++++ RECORDS SUPPLIED ++++

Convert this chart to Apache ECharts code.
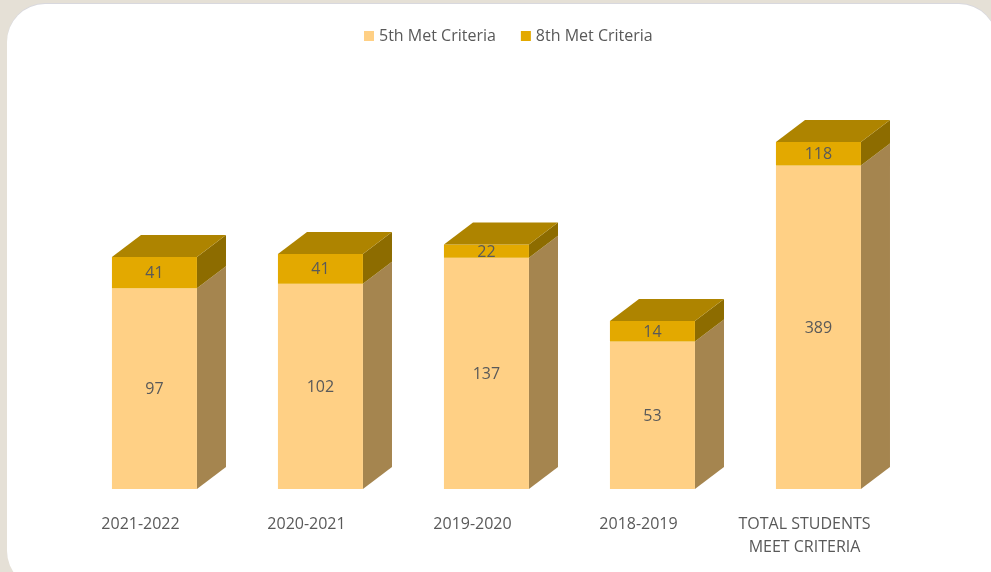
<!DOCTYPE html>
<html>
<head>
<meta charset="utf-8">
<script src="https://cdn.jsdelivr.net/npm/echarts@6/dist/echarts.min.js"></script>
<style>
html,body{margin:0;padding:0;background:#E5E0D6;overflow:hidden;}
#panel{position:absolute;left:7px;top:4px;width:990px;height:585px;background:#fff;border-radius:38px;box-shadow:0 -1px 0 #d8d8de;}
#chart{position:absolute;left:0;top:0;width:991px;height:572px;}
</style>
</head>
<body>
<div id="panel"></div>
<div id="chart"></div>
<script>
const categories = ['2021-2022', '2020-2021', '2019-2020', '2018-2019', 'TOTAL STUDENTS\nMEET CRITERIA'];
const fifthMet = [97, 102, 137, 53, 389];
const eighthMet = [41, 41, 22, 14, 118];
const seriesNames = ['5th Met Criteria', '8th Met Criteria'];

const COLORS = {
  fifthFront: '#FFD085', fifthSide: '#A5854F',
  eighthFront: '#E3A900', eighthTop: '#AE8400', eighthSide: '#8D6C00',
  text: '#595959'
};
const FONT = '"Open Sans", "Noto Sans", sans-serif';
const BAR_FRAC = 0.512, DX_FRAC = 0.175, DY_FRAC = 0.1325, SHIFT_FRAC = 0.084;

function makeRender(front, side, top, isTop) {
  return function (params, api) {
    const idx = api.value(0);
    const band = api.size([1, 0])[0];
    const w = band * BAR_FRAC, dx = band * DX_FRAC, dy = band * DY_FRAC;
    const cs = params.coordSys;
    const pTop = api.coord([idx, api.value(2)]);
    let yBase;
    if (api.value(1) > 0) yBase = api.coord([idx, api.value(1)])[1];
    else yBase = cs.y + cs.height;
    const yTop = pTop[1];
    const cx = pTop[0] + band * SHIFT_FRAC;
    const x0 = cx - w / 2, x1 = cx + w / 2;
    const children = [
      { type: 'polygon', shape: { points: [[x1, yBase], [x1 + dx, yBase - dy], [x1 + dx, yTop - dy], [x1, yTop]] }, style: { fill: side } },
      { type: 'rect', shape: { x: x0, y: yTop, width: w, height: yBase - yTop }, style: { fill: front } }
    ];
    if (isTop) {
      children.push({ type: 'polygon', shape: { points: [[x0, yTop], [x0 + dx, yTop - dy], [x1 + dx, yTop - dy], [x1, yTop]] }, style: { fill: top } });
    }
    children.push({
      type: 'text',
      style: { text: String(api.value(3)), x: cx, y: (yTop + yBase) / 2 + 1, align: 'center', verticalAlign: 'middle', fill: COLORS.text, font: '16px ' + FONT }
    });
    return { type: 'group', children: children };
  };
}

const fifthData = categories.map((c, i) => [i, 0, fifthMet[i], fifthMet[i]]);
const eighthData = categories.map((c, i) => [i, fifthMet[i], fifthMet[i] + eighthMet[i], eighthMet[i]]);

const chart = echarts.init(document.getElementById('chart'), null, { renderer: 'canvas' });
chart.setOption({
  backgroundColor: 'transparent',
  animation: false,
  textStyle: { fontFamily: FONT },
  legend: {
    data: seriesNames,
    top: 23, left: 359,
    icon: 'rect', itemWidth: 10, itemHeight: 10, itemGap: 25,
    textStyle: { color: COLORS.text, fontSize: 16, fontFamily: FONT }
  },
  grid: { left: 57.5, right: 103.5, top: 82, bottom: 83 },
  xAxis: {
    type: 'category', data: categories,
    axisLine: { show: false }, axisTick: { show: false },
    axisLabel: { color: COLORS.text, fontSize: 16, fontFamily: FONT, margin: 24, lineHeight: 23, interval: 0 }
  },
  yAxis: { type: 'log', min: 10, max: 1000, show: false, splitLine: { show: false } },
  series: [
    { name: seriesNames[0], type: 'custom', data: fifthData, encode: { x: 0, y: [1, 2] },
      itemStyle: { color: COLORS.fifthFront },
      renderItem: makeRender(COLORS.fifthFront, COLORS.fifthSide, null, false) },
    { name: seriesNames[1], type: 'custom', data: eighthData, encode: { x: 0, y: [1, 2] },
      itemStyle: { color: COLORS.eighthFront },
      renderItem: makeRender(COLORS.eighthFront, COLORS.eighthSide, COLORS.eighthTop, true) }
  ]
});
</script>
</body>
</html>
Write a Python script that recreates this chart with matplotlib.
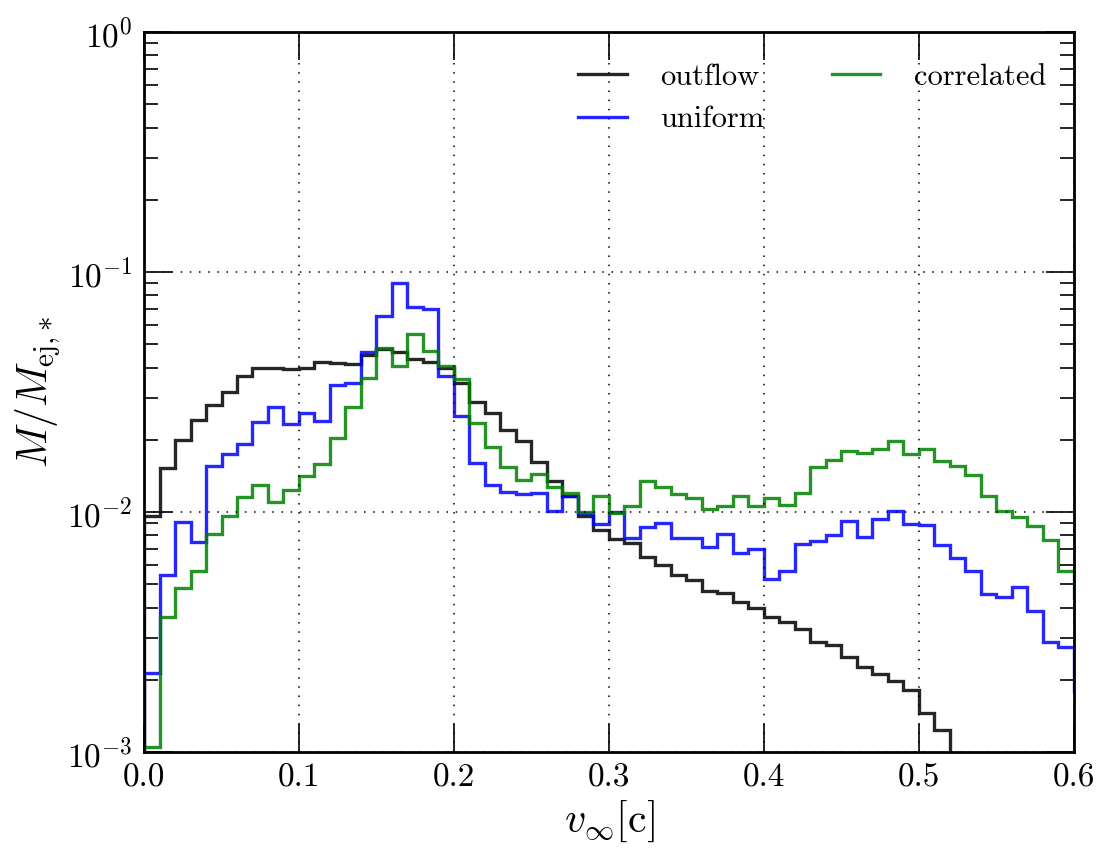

++++

# WHAT YOU NEED TO DO
All of the lines above should be retyped precisely, apart from the pictures.

# EXERCISE ANSWER
Convert this chart to Apache ECharts code.
<!DOCTYPE html>
<html>
<head>
<meta charset="utf-8">
<script src="https://cdn.jsdelivr.net/npm/echarts@6/dist/echarts.min.js"></script>
<style>
html,body{margin:0;padding:0;background:#E5E0D6;overflow:hidden;}
#panel{position:absolute;left:7px;top:4px;width:990px;height:585px;background:#fff;border-radius:38px;box-shadow:0 -1px 0 #d8d8de;}
#chart{position:absolute;left:0;top:0;width:991px;height:572px;}
</style>
</head>
<body>
<div id="panel"></div>
<div id="chart"></div>
<script>
const categories = ['2021-2022', '2020-2021', '2019-2020', '2018-2019', 'TOTAL STUDENTS\nMEET CRITERIA'];
const fifthMet = [97, 102, 137, 53, 389];
const eighthMet = [41, 41, 22, 14, 118];
const seriesNames = ['5th Met Criteria', '8th Met Criteria'];

const COLORS = {
  fifthFront: '#FFD085', fifthSide: '#A5854F',
  eighthFront: '#E3A900', eighthTop: '#AE8400', eighthSide: '#8D6C00',
  text: '#595959'
};
const FONT = '"Open Sans", "Noto Sans", sans-serif';
const BAR_FRAC = 0.512, DX_FRAC = 0.175, DY_FRAC = 0.1325, SHIFT_FRAC = 0.084;

function makeRender(front, side, top, isTop) {
  return function (params, api) {
    const idx = api.value(0);
    const band = api.size([1, 0])[0];
    const w = band * BAR_FRAC, dx = band * DX_FRAC, dy = band * DY_FRAC;
    const cs = params.coordSys;
    const pTop = api.coord([idx, api.value(2)]);
    let yBase;
    if (api.value(1) > 0) yBase = api.coord([idx, api.value(1)])[1];
    else yBase = cs.y + cs.height;
    const yTop = pTop[1];
    const cx = pTop[0] + band * SHIFT_FRAC;
    const x0 = cx - w / 2, x1 = cx + w / 2;
    const children = [
      { type: 'polygon', shape: { points: [[x1, yBase], [x1 + dx, yBase - dy], [x1 + dx, yTop - dy], [x1, yTop]] }, style: { fill: side } },
      { type: 'rect', shape: { x: x0, y: yTop, width: w, height: yBase - yTop }, style: { fill: front } }
    ];
    if (isTop) {
      children.push({ type: 'polygon', shape: { points: [[x0, yTop], [x0 + dx, yTop - dy], [x1 + dx, yTop - dy], [x1, yTop]] }, style: { fill: top } });
    }
    children.push({
      type: 'text',
      style: { text: String(api.value(3)), x: cx, y: (yTop + yBase) / 2 + 1, align: 'center', verticalAlign: 'middle', fill: COLORS.text, font: '16px ' + FONT }
    });
    return { type: 'group', children: children };
  };
}

const fifthData = categories.map((c, i) => [i, 0, fifthMet[i], fifthMet[i]]);
const eighthData = categories.map((c, i) => [i, fifthMet[i], fifthMet[i] + eighthMet[i], eighthMet[i]]);

const chart = echarts.init(document.getElementById('chart'), null, { renderer: 'canvas' });
chart.setOption({
  backgroundColor: 'transparent',
  animation: false,
  textStyle: { fontFamily: FONT },
  legend: {
    data: seriesNames,
    top: 23, left: 359,
    icon: 'rect', itemWidth: 10, itemHeight: 10, itemGap: 25,
    textStyle: { color: COLORS.text, fontSize: 16, fontFamily: FONT }
  },
  grid: { left: 57.5, right: 103.5, top: 82, bottom: 83 },
  xAxis: {
    type: 'category', data: categories,
    axisLine: { show: false }, axisTick: { show: false },
    axisLabel: { color: COLORS.text, fontSize: 16, fontFamily: FONT, margin: 24, lineHeight: 23, interval: 0 }
  },
  yAxis: { type: 'log', min: 10, max: 1000, show: false, splitLine: { show: false } },
  series: [
    { name: seriesNames[0], type: 'custom', data: fifthData, encode: { x: 0, y: [1, 2] },
      itemStyle: { color: COLORS.fifthFront },
      renderItem: makeRender(COLORS.fifthFront, COLORS.fifthSide, null, false) },
    { name: seriesNames[1], type: 'custom', data: eighthData, encode: { x: 0, y: [1, 2] },
      itemStyle: { color: COLORS.eighthFront },
      renderItem: makeRender(COLORS.eighthFront, COLORS.eighthSide, COLORS.eighthTop, true) }
  ]
});
</script>
</body>
</html>
Write a Python script that recreates this chart with matplotlib.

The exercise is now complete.